Las dos horas largas que habíamos pasado en la comisaría de Katatura, aquel 26 de diciembre de 1983, nos resultaban, una vez fuera, abstrusas.
En realidad, los agresivos jóvenes armados, que habían rodeado el coche cerrándonos el paso e intentando hacerse con la cámara y las llaves del automóvil, eran los guardias de seguridad del hostel. A sus gritos y al revuelo causado había acudido el gerente, quien tras escuchar lo sucedido llamó a la policía.
Cuando llegaron los agentes, nos «invitaron» a que los siguiéramos a la jefatura, donde otra vez hubimos de relatar lo sucedido y esperar. Y mientras esperábamos, se había hecho y pasado la hora de visitar a los Paulsen, a quienes solo al cabo de varios ruegos y un buen rato nos permitieron telefonear para decirles que nos retrasaríamos; apenas mentada ‘Katatura’, el agente que nos vigilaba cortó la comunicación.
Seguimos esperando hasta que al fin llegó el jefe: le relataron y relatamos el incidente. Sin decir nada, tomó nuestros pasaportes e instalado en la zona reservada para la policía, tras un enorme mostrador que dividía la estancia, pareció copiar una a una las páginas de nuestras licencias. Cuando terminó, nos las devolvió y, sin más, sin siquiera amonestarnos o requisarnos el carrete, nos indicó que podíamos irnos.
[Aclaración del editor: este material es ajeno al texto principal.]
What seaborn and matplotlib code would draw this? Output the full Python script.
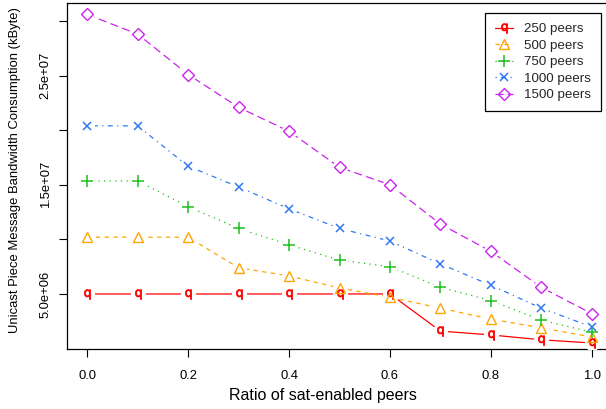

Una perplejidad estridente aplastó el miedo que había estado atenazándome hasta ofuscarme.
Los Paulsen nos recibieron muy afables pero circunspectos, y me dio la impresión de que lo ocurrido revestía gravedad, sobre todo cuando al preguntarles, aún en la entrada, qué edificio era aquel que no podía fotografiarse, respondieron: «Pasen, pasen que ahora se lo explicamos». Diría que intentaban tranquilizarnos y sin embargo con aquel preámbulo calmo acrecentaron nuestra inquietud.
Pasamos al salón decorado para las fiestas en el que destacaba un árbol de navidad hecho con una rama sin hojas de acacia karroo adornada con lazos de raso carmesí. Intercambiamos fórmulas de cortesía. Nos sentamos a una mesita baja, puesta para el té y la señora Paulsen comenzó a servirlo. A mí tanto suspense me estaba enervando.
Ya acomodados, volvimos a repetir la pregunta. La respuesta llegó medida: efectivamente el complejo —que habíamos pretendido fotografiar, sin lograrlo— era un hostel. Estaba destinado a trabajadores temporales ovambo procedentes del norte; durante el periodo que les estaba permitido trabajar en Windhoek y residir en Katatura, no podían ni llevarse a la familia con ellos ni visitarla. Una situación «anormal» que generaba muchos altercados, nos dijeron, de ahí la fuerte presencia policial.
Una presencia que también era necesaria, justificaban, debido a que los trabajadores temporales ganaban salarios mucho más abultados que sus vecinos en el township y eso daba lugar a robos y disputas.
Incluso entonces, me pareció que aquellos trabajadores temporales eran una especie de reclusos sometidos a trabajos forzados y con el tiempo descubrí el verdadero alcance de un sistema ciertamente perverso.